Practically, partners are adapting their go-to-market behaviours. Phil Skelton at eSentire described partners getting involved earlier, educating customers, jointly identifying goals, running targeted proof of concepts and assisting procurement rather than relying on vendors to lead. Dan Tomaszewski at Kaseya said the strongest MSPs will be those with broad portfolios and staff capable of meeting diverse maturity-level needs, while Ben Pammenter at Conscia UK argued that partners now bring technology “to life” by ensuring solutions are technically sound and practically relevant to existing workflows rather than imposing “rip and replace” strategies.
Vendors are responding by differentiating partner tiers, tightening specialisations and investing in digital enablement and automation. Canalys and Omdia expect AI to accelerate personalisation and automation of partner programmes, allowing more precise recognition of partner contributions across sales, services and managed offerings. The company statements and programme outlines point to an ecosystem where distribution plays a bigger role in managing smaller partners while larger partners are cultivated for cross-domain capabilities.

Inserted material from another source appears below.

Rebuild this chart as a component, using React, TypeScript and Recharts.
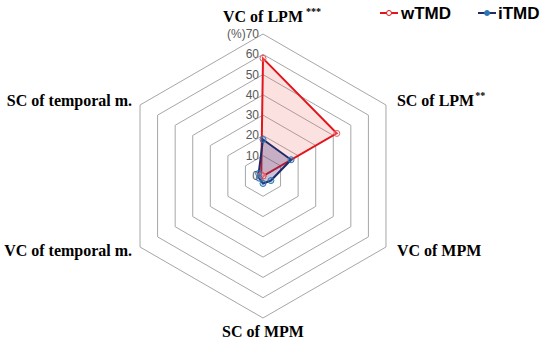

The transition is not a single event but a reorientation: programmes are being restructured to reward skills, recurring revenue models and demonstrable customer outcomes, and vendors are building tools and designation frameworks to make partner value more explicit. Industry data shows this is a broad movement rather than isolated change, with major vendors revising partner economics to reflect a marketplace where lifecycle engagement and measurable impact matter more than pure volume.
For partners and vendors, the imperative is clear: define mutually understood measures of success, align incentives to those measures, and build the operational capability to demonstrate outcomes. For customers, the benefit should be clearer guidance, integrated solutions and partners motivated to stay involved beyond the point of sale. The long-term winners will be those channel players that can translate technical competence into repeatable business outcomes and prove it.